Plotting code records:

- - - - -

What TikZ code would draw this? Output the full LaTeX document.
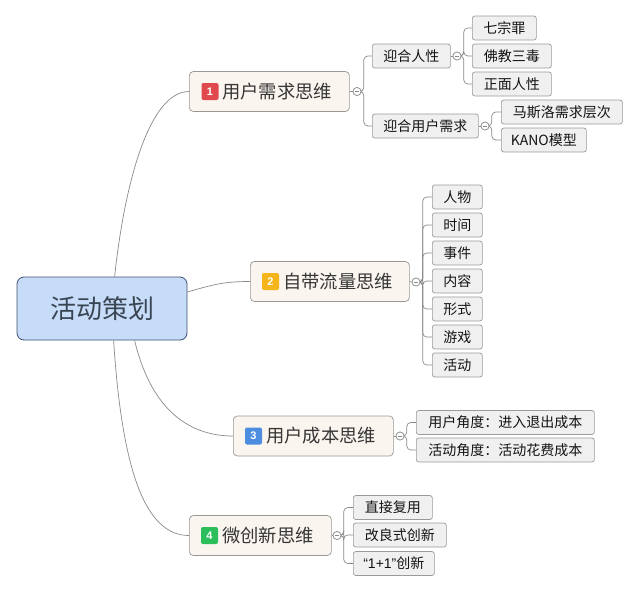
\documentclass[tikz,border=0pt]{standalone}
\usepackage{fontspec}
\setmainfont{Noto Sans CJK SC}
\newfontfamily\latinfont{Liberation Sans}
\definecolor{rootfill}{HTML}{C7DCF8}
\definecolor{rootborder}{HTML}{3E5272}
\definecolor{roottext}{HTML}{3A4554}
\definecolor{branchfill}{HTML}{FAF5EE}
\definecolor{branchborder}{HTML}{9A9896}
\definecolor{branchtext}{HTML}{363636}
\definecolor{leaffill}{HTML}{F0F0F0}
\definecolor{leafborder}{HTML}{9A9A9A}
\definecolor{leaftext}{HTML}{141414}
\definecolor{linecol}{HTML}{8A8A8A}
\definecolor{badgered}{HTML}{E04A4F}
\definecolor{badgeyellow}{HTML}{F4B41A}
\definecolor{badgeblue}{HTML}{4C8DE0}
\definecolor{badgegreen}{HTML}{2BBE5B}
\tikzset{
  rootbox/.style={draw=rootborder, fill=rootfill, rounded corners=7pt, line width=0.8pt,
    minimum width=170pt, minimum height=63pt, inner sep=0pt,
    font=\fontsize{26pt}{30pt}\selectfont, text=roottext},
  branchbox/.style={draw=branchborder, fill=branchfill, rounded corners=4pt, line width=0.7pt,
    minimum height=40pt, inner xsep=12pt, inner ysep=0pt, align=left, anchor=west,
    font=\fontsize{18.3pt}{21pt}\selectfont, text=branchtext},
  leafbox/.style={draw=leafborder, fill=leaffill, rounded corners=2.5pt, line width=0.7pt,
    minimum height=24pt, inner sep=0pt, anchor=west,
    font=\fontsize{14pt}{16pt}\selectfont, text=leaftext},
  badgebox/.style={fill=#1, rounded corners=2pt, minimum size=17pt, inner sep=0pt,
    text=white, font=\latinfont\bfseries\fontsize{11pt}{12pt}\selectfont},
  dotnode/.style={circle, draw=linecol, fill=white, minimum size=8pt, inner sep=0pt, line width=0.6pt,
    path picture={\draw[linecol, line width=0.6pt]
      ([xshift=-2.3pt]path picture bounding box.center) -- ([xshift=2.3pt]path picture bounding box.center);}},
  conn/.style={draw=linecol, line width=0.7pt},
  elbow/.style={draw=linecol, line width=0.7pt, rounded corners=4pt}
}
\begin{document}
\begin{tikzpicture}[x=1pt,y=-1pt]
\useasboundingbox[fill=white] (0,0) rectangle (639,592);

% root
\node[rootbox] (root) at (102,308.5) {活动策划};

% branch 1
\node[branchbox, text width=136pt] (b1) at (189,91.5) {\hspace*{21pt}用户需求思维};
\node[badgebox=badgered] (k1) at (210,91.5) {1};
\node[dotnode] (d1) at (357,91.5) {};
\node[leafbox, minimum width=78pt] (a1) at (372,56) {迎合人性};
\node[dotnode] (d11) at (457,56) {};
\node[leafbox, minimum width=64pt] (a11) at (472,28) {七宗罪};
\node[leafbox, minimum width=79pt] (a12) at (472,56) {佛教三毒};
\node[leafbox, minimum width=79pt] (a13) at (472,84) {正面人性};
\node[leafbox, minimum width=106pt] (a2) at (372,126) {迎合用户需求};
\node[dotnode] (d12) at (485,126) {};
\node[leafbox, minimum width=121pt] (a21) at (501,112) {马斯洛需求层次};
\node[leafbox, minimum width=85pt] (a22) at (501,140) {KANO模型};

% branch 2
\node[branchbox, text width=135pt] (b2) at (250,281.5) {\hspace*{21pt}自带流量思维};
\node[badgebox=badgeyellow] (k2) at (270.5,281.5) {2};
\node[dotnode] (d2) at (416,282) {};
\node[leafbox, minimum width=50pt] (c1) at (432,197) {人物};
\node[leafbox, minimum width=50pt] (c2) at (432,225) {时间};
\node[leafbox, minimum width=50pt] (c3) at (432,253) {事件};
\node[leafbox, minimum width=50pt] (c4) at (432,281) {内容};
\node[leafbox, minimum width=50pt] (c5) at (432,309) {形式};
\node[leafbox, minimum width=50pt] (c6) at (432,337) {游戏};
\node[leafbox, minimum width=50pt] (c7) at (432,365) {活动};

% branch 3
\node[branchbox, text width=136pt] (b3) at (233,436) {\hspace*{21pt}用户成本思维};
\node[badgebox=badgeblue] (k3) at (253.5,436) {3};
\node[dotnode] (d3) at (400,436) {};
\node[leafbox, minimum width=178pt] (e1) at (416,422.5) {用户角度：进入退出成本};
\node[leafbox, minimum width=178pt] (e2) at (416,450) {活动角度：活动花费成本};

% branch 4
\node[branchbox, text width=118pt] (b4) at (189,535.5) {\hspace*{21pt}微创新思维};
\node[badgebox=badgegreen] (k4) at (209.5,535.5) {4};
\node[dotnode] (d4) at (337,535.5) {};
\node[leafbox, minimum width=79pt] (f1) at (353,507.5) {直接复用};
\node[leafbox, minimum width=93pt] (f2) at (353,535) {改良式创新};
\node[leafbox, minimum width=81pt] (f3) at (353,563.5) {{\latinfont “1+1”}创新};

% root connectors
\draw[conn] ([xshift=98pt]root.north west) .. controls (125,180) and (150,91.5) .. (b1.west);
\draw[conn] ([yshift=16.5pt]root.east) .. controls (215,284) and (225,281.5) .. (b2.west);
\draw[conn] ([xshift=118pt]root.south west) .. controls (150,405) and (185,436) .. (b3.west);
\draw[conn] ([xshift=97pt]root.south west) .. controls (122,470) and (145,535.5) .. (b4.west);

% branch to dot
\draw[conn] (b1.east) -- (d1.west);
\draw[conn] (a1.east) -- (d11.west);
\draw[conn] (a2.east) -- (d12.west);
\draw[conn] (b2.east) -- (d2.west);
\draw[conn] (b3.east) -- (d3.west);
\draw[conn] (b4.east) -- (d4.west);

% dot to children
\foreach \c in {a1,a2} \draw[elbow] (d1.east) -- ++(2.5,0) |- (\c.west);
\foreach \c in {a11,a12,a13} \draw[elbow] (d11.east) -- ++(2.5,0) |- (\c.west);
\foreach \c in {a21,a22} \draw[elbow] (d12.east) -- ++(2.5,0) |- (\c.west);
\foreach \c in {c1,c2,c3,c4,c5,c6,c7} \draw[elbow] (d2.east) -- ++(2.5,0) |- (\c.west);
\foreach \c in {e1,e2} \draw[elbow] (d3.east) -- ++(2.5,0) |- (\c.west);
\foreach \c in {f1,f2,f3} \draw[elbow] (d4.east) -- ++(2.5,0) |- (\c.west);

% redraw dots on top
\node[dotnode] at (d1) {};
\node[dotnode] at (d11) {};
\node[dotnode] at (d12) {};
\node[dotnode] at (d2) {};
\node[dotnode] at (d3) {};
\node[dotnode] at (d4) {};
\end{tikzpicture}
\end{document}
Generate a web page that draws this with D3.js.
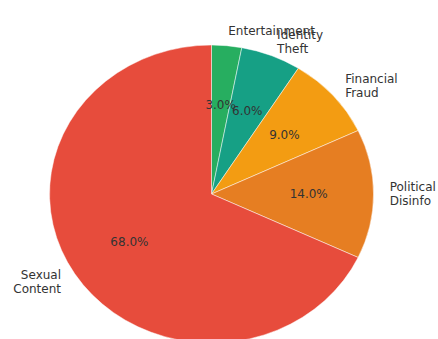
<!DOCTYPE html>
<html>
<head>
<meta charset="utf-8">
<script src="https://cdn.jsdelivr.net/npm/d3@7"></script>
<style>
  body { margin: 0; background: #fff; }
  text { font-family: "DejaVu Sans", sans-serif; fill: #333; }
</style>
</head>
<body>
<svg id="chart" width="438" height="339"></svg>
<script>
// data
const categories = ['Entertainment', 'Identity\nTheft', 'Financial\nFraud', 'Political\nDisinfo', 'Sexual\nContent'];
const shares = [3, 6, 9, 14, 68];
const colors = ['#27ae60', '#16a085', '#f39c12', '#e67e22', '#e74c3c'];

const svg = d3.select('#chart');
const cx = 211.5, cy = 194;
const rx = 162, ry = 149; // pie is drawn without equal aspect, so it is a bit squashed

// map unit-circle coords to the page
const x = d3.scaleLinear().domain([-1, 1]).range([cx - rx, cx + rx]);
const y = d3.scaleLinear().domain([-1, 1]).range([cy - ry, cy + ry]);

const pie = d3.pie().sort(null).value(d => d);
const arcs = pie(shares);
const arc = d3.arc().innerRadius(0).outerRadius(1);

const g = svg.append('g')
  .attr('transform', `translate(${cx},${cy}) scale(${rx},${ry})`);

g.selectAll('path')
  .data(arcs)
  .enter().append('path')
  .attr('d', arc)
  .attr('fill', (d, i) => colors[i])
  .attr('stroke', '#fff')
  .attr('stroke-width', 0.6)
  .attr('stroke-opacity', 0.8)
  .attr('vector-effect', 'non-scaling-stroke');

function mid(d) { return (d.startAngle + d.endAngle) / 2; }

// category labels at 1.1 radius
const lh = 14;
arcs.forEach((d, i) => {
  const a = mid(d);
  const ux = Math.sin(a) * 1.1, uy = -Math.cos(a) * 1.1;
  const lines = categories[i].split('\n');
  const t = svg.append('text')
    .attr('x', x(ux))
    .attr('y', y(uy))
    .attr('font-size', 12)
    .attr('text-anchor', ux > 0 ? 'start' : 'end')
    .attr('dominant-baseline', 'central');
  lines.forEach((s, k) => {
    t.append('tspan')
      .attr('x', x(ux))
      .attr('dy', k === 0 ? -(lines.length - 1) / 2 * lh : lh)
      .text(s);
  });
});

// percent labels at 0.6 radius
const total = d3.sum(shares);
svg.selectAll('.pct')
  .data(arcs)
  .enter().append('text')
  .attr('class', 'pct')
  .attr('x', d => x(Math.sin(mid(d)) * 0.6))
  .attr('y', d => y(-Math.cos(mid(d)) * 0.6))
  .attr('font-size', 12)
  .attr('text-anchor', 'middle')
  .attr('dominant-baseline', 'central')
  .text(d => (d.value / total * 100).toFixed(1) + '%');
</script>
</body>
</html>
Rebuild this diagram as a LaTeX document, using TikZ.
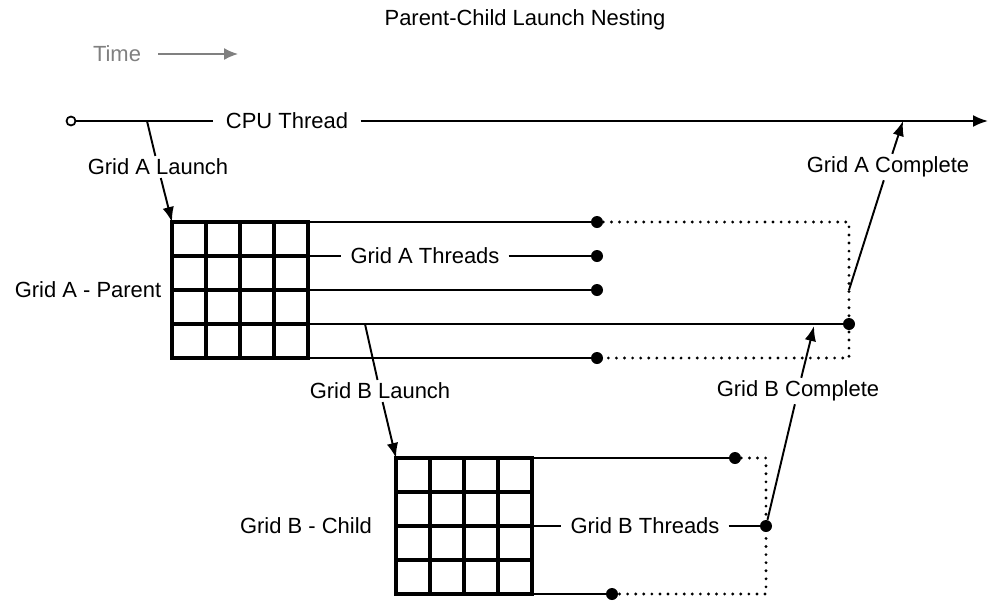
\documentclass[tikz,border=0pt]{standalone}
\usepackage{fontspec}
\setmainfont{Liberation Sans}
\usetikzlibrary{arrows.meta}

\tikzset{
  lbl/.style={font=\fontsize{12.5}{14}\selectfont, inner xsep=2pt, inner ysep=1.5pt},
  gridline/.style={line width=1.9pt, line cap=rect},
  thread/.style={line width=1.1pt},
  waitline/.style={line width=1.8pt, dash pattern=on 0pt off 4.6pt, line cap=round},
  flow/.style={line width=1.1pt, -{Latex[length=3mm,width=2.3mm]}},
  dot/.style={circle, fill=black, inner sep=0pt, minimum size=0.24cm},
  opendot/.style={circle, draw, line width=1pt, fill=white, inner sep=0pt, minimum size=0.18cm},
}

\begin{document}
\begin{tikzpicture}[x=0.02cm,y=-0.02cm]
  \def\cell{34}  % cell size of a grid
  \useasboundingbox (0,0) rectangle (1002,609);

  % title and time direction
  \node[lbl] (title) at (525,20) {Parent-Child Launch Nesting};
  \node[lbl,text=gray] (time) at (117,54) {Time};
  \coordinate (timeStart) at (158,54);
  \coordinate (timeEnd)   at (238,54);
  \draw[gray,line width=0.9pt,-{Latex[length=2.8mm,width=2.4mm]}] (timeStart) -- (timeEnd);

  % CPU thread
  \node[opendot] (cpu0) at (71,121) {};
  \node[lbl,inner xsep=7pt] (cpu) at (287,121) {CPU Thread};
  \coordinate (cpuEnd) at (988,121);
  \coordinate (forkA)  at (147,121);
  \coordinate (joinA)  at (903,121);
  \draw[thread] (cpu0) -- (cpu);
  \draw[thread,-{Latex[length=3mm,width=2.4mm]}] (cpu) -- (cpuEnd);

  % grid A
  \coordinate (gridA) at (172,222);
  \foreach \i in {0,...,4} {
    \draw[gridline] (172+\i*\cell,222) -- ++(0,4*\cell);
    \draw[gridline] (172,222+\i*\cell) -- ++(4*\cell,0);
    \coordinate (A\i) at (308,222+\i*\cell);
  }
  \node[lbl] (parent) at (88,290) {Grid A - Parent};

  % grid A threads
  \node[dot] (a0) at (597,222) {};
  \node[dot] (a1) at (597,256) {};
  \node[dot] (a2) at (597,290) {};
  \node[dot] (a3) at (849,324) {};
  \node[dot] (a4) at (597,358) {};
  \node[lbl,inner xsep=5pt] (threadsA) at (425,256) {Grid A Threads};
  \draw[thread] (A0) -- (a0)  (A1) -- (threadsA) -- (a1)  (A2) -- (a2)
                (A3) -- (a3)  (A4) -- (a4);
  \coordinate (waitA0) at (849,222);
  \coordinate (waitA4) at (849,358);
  \draw[waitline] (a0) -- (waitA0) -- (waitA4) -- (a4);

  % grid B
  \coordinate (gridB) at (396,458);
  \foreach \i in {0,...,4} {
    \draw[gridline] (396+\i*\cell,458) -- ++(0,4*\cell);
    \draw[gridline] (396,458+\i*\cell) -- ++(4*\cell,0);
    \coordinate (B\i) at (532,458+\i*\cell);
  }
  \node[lbl] (child) at (306,526) {Grid B - Child};

  % grid B threads
  \node[dot] (b0) at (735,458) {};
  \node[dot] (b2) at (766,526) {};
  \node[dot] (b4) at (612,594) {};
  \node[lbl,inner xsep=5pt] (threadsB) at (645,526) {Grid B Threads};
  \draw[thread] (B0) -- (b0)  (B2) -- (threadsB) -- (b2)  (B4) -- (b4);
  \coordinate (waitB0) at (766,458);
  \coordinate (waitB4) at (766,594);
  \draw[waitline] (b0) -- (waitB0) -- (waitB4) -- (b4);

  % launches and completions
  \node[lbl] (launchA) at (158,167) {Grid A Launch};
  \draw[flow] (forkA) -- (launchA) -- (gridA);
  \coordinate (forkB) at (365,324);
  \node[lbl] (launchB) at (380,391) {Grid B Launch};
  \draw[flow] (forkB) -- (launchB) -- (gridB);
  \coordinate (joinB) at (814,326);
  \node[lbl] (doneB) at (798,391) {Grid B Complete};
  \draw[flow] (b2) -- (doneB) -- (joinB);
  \coordinate (endA) at (849,290);
  \node[lbl] (doneA) at (888,167) {Grid A Complete};
  \draw[flow] (endA) -- (doneA) -- (joinA);
\end{tikzpicture}
\end{document}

- - - - -

* [Written request]
Go through the records and copy each line with "this" in it.

* [Complete output]
What TikZ code would draw this? Output the full LaTeX document.
Generate a web page that draws this with D3.js.
Rebuild this diagram as a LaTeX document, using TikZ.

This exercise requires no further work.